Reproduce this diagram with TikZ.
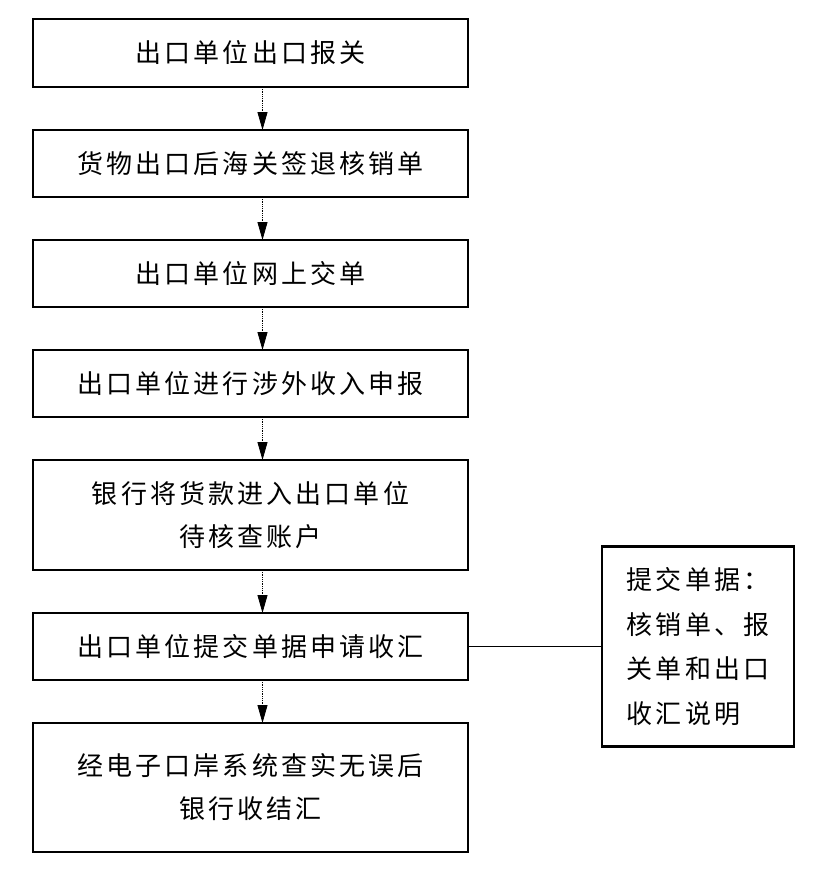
\documentclass[tikz,border=0pt]{standalone}
\usepackage{fontspec}
\newfontfamily\cjk[LetterSpace=12]{Noto Sans CJK SC}
\usetikzlibrary{arrows.meta,positioning}

\begin{document}
\begin{tikzpicture}[font=\cjk\fontsize{26bp}{43bp}\selectfont,node distance=43bp and 134bp,
      box/.style={draw,line width=2.6bp,outer sep=0pt,minimum width=435bp,minimum height=67bp,align=center,inner sep=0pt},
      note/.style={draw,line width=2.6bp,outer sep=0pt,minimum width=192bp,minimum height=200bp,align=left,inner sep=0pt,font=\cjk\fontsize{26bp}{44.5bp}\selectfont}]
    \useasboundingbox (0,0) rectangle (824bp,-869bp);
    \node[box,minimum height=68bp] (decl) at (250.5bp,-53bp) {出口单位出口报关};
    \node[box,below=of decl] (sign) {货物出口后海关签退核销单};
    \node[box,below=of sign] (web) {出口单位网上交单};
    \node[box,below=of web] (report) {出口单位进行涉外收入申报};
    \node[box,below=of report,minimum height=110bp] (bank) {银行将货款进入出口单位\\ 待核查账户};
    \node[box,below=of bank] (apply) {出口单位提交单据申请收汇};
    \node[box,below=of apply,minimum height=129bp] (settle) {经电子口岸系统查实无误后\\ 银行收结汇};
    \node[note,right=of apply] (docs) {提交单据：\\ 核销单、报\\ 关单和出口\\ 收汇说明};
    \foreach \a/\b in {decl/sign,sign/web,web/report,report/bank,bank/apply,apply/settle}
      \draw[-{Triangle[length=18bp,width=10bp]},densely dotted,line width=0.8bp] ([xshift=12bp]\a.south) -- ([xshift=12bp]\b.north);
    \draw[line width=1bp] (apply) -- (docs);
  \end{tikzpicture}
\end{document}
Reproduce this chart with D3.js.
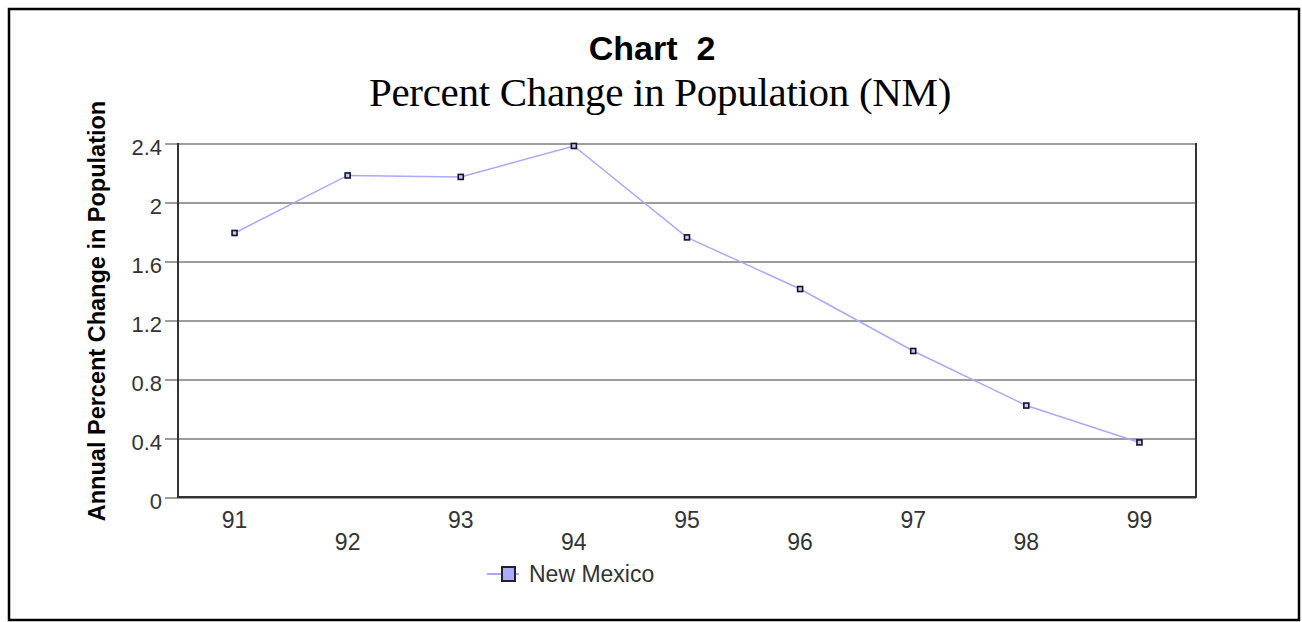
<!DOCTYPE html>
<meta charset="utf-8">
<style>
body { margin: 0; background: #fff; }
.grid line { stroke: #9c9c9c; stroke-width: 2px; shape-rendering: crispEdges; }
.grid path { display: none; }
.grid text { fill: #333; font: 22px "Liberation Sans", Arial, sans-serif; }
.frame { fill: none; stroke: #333; stroke-width: 2px; shape-rendering: crispEdges; }
.line { fill: none; stroke: #a8a8ff; stroke-width: 1.5px; }
.xlab { fill: #333; font: 23px "Liberation Sans", Arial, sans-serif; text-anchor: middle; }
</style>
<body>
<div id="plotHere"></div>
<script src="https://cdn.jsdelivr.net/npm/d3@7"></script>
<script>
// chart texts
const title = "Chart  2";
const subtitle = "Percent Change in Population (NM)";
const ylabel = "Annual Percent Change in Population";
const seriesName = "New Mexico";

// data
const years = ["91", "92", "93", "94", "95", "96", "97", "98", "99"];
const pctChange = [1.79, 2.18, 2.17, 2.38, 1.76, 1.41, 0.99, 0.62, 0.37];
const yTicks = [0, 0.4, 0.8, 1.2, 1.6, 2, 2.4];

// plot box
var W = 1302, H = 622;
var plot = {left: 178, right: 1196, top: 143, bottom: 497};

var svg = d3.select("#plotHere").append("svg")
    .attr("width", W)
    .attr("height", H);

// outer border
svg.append("rect")
    .attr("x", 9).attr("y", 9)
    .attr("width", 1290).attr("height", 611)
    .attr("fill", "none")
    .attr("stroke", "#000")
    .attr("stroke-width", 2.5);

var x = d3.scalePoint().domain(years).range([plot.left, plot.right]).padding(0.5);
var y = d3.scaleLinear().domain([0, 2.4]).range([plot.bottom, plot.top]);

//---------------- titles ----------------//
svg.append("text")
    .attr("x", 652).attr("y", 60)
    .attr("text-anchor", "middle")
    .style("font", "bold 34px 'Liberation Sans', Arial, sans-serif")
    .style("white-space", "pre")
    .text(title);

svg.append("text")
    .attr("x", 660).attr("y", 106)
    .attr("text-anchor", "middle")
    .style("font", "41px 'Liberation Serif', 'Times New Roman', serif")
    .style("letter-spacing", "-0.3px")
    .text(subtitle);

svg.append("text")
    .attr("transform", "rotate(-90)")
    .attr("x", -311).attr("y", 105)
    .attr("text-anchor", "middle")
    .style("font", "bold 23.5px 'Liberation Sans', Arial, sans-serif")
    .text(ylabel);

//---------------- grid + y axis ----------------//
svg.append("g")
    .attr("class", "grid")
    .attr("transform", "translate(165,0)")
    .call(d3.axisLeft(y).tickValues(yTicks).tickSize(-(plot.right - 165)).tickPadding(3)
        .tickFormat(d3.format("~g")))
  .selectAll("text")
    .attr("dy", "0.5em");

// left, bottom, right frame
svg.append("path")
    .attr("class", "frame")
    .attr("d", "M" + plot.left + "," + plot.top + "V" + plot.bottom + "H" + plot.right + "V" + plot.top);

//---------------- x labels (two rows) ----------------//
svg.selectAll(".xlab")
    .data(years)
  .enter().append("text")
    .attr("class", "xlab")
    .attr("x", function(d) { return x(d); })
    .attr("y", function(d, i) { return i % 2 === 0 ? 528 : 550; })
    .text(function(d) { return d; });

//---------------- line + markers ----------------//
var valueline = d3.line()
    .x(function(d, i) { return x(years[i]); })
    .y(function(d) { return y(d); });

svg.append("path")
    .datum(pctChange)
    .attr("class", "line")
    .attr("d", valueline);

svg.selectAll(".pt")
    .data(pctChange)
  .enter().append("rect")
    .attr("class", "pt")
    .attr("x", function(d, i) { return x(years[i]) - 2.5; })
    .attr("y", function(d) { return y(d) - 2.5; })
    .attr("width", 5).attr("height", 5)
    .attr("fill", "#c8c8e8")
    .attr("stroke", "#111130")
    .attr("stroke-width", 1.6);

//---------------- legend ----------------//
var lg = svg.append("g").attr("transform", "translate(487,574)");
lg.append("line")
    .attr("x1", 0).attr("x2", 32).attr("y1", 0).attr("y2", 0)
    .attr("stroke", "#a8a8ff").attr("stroke-width", 2);
lg.append("rect")
    .attr("x", 15).attr("y", -7)
    .attr("width", 13).attr("height", 14)
    .attr("fill", "#aaaaff")
    .attr("stroke", "#222").attr("stroke-width", 2);
lg.append("text")
    .attr("x", 42).attr("y", 8)
    .attr("fill", "#333")
    .style("font", "23px 'Liberation Sans', Arial, sans-serif")
    .text(seriesName);
</script>
</body>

+-------+

> [GOAL]:
The first line to give again is the one with "Reproduce this chart with D3.js.", and the last is the one with "const yTicks = [0, 0.4, 0.8, 1.2, 1.6, 2, 2.4];". Repeat them and everything between exactly, minus the pictures.

> [WRITTEN SOLUTION]:
Reproduce this chart with D3.js.
<!DOCTYPE html>
<meta charset="utf-8">
<style>
body { margin: 0; background: #fff; }
.grid line { stroke: #9c9c9c; stroke-width: 2px; shape-rendering: crispEdges; }
.grid path { display: none; }
.grid text { fill: #333; font: 22px "Liberation Sans", Arial, sans-serif; }
.frame { fill: none; stroke: #333; stroke-width: 2px; shape-rendering: crispEdges; }
.line { fill: none; stroke: #a8a8ff; stroke-width: 1.5px; }
.xlab { fill: #333; font: 23px "Liberation Sans", Arial, sans-serif; text-anchor: middle; }
</style>
<body>
<div id="plotHere"></div>
<script src="https://cdn.jsdelivr.net/npm/d3@7"></script>
<script>
// chart texts
const title = "Chart  2";
const subtitle = "Percent Change in Population (NM)";
const ylabel = "Annual Percent Change in Population";
const seriesName = "New Mexico";

// data
const years = ["91", "92", "93", "94", "95", "96", "97", "98", "99"];
const pctChange = [1.79, 2.18, 2.17, 2.38, 1.76, 1.41, 0.99, 0.62, 0.37];
const yTicks = [0, 0.4, 0.8, 1.2, 1.6, 2, 2.4];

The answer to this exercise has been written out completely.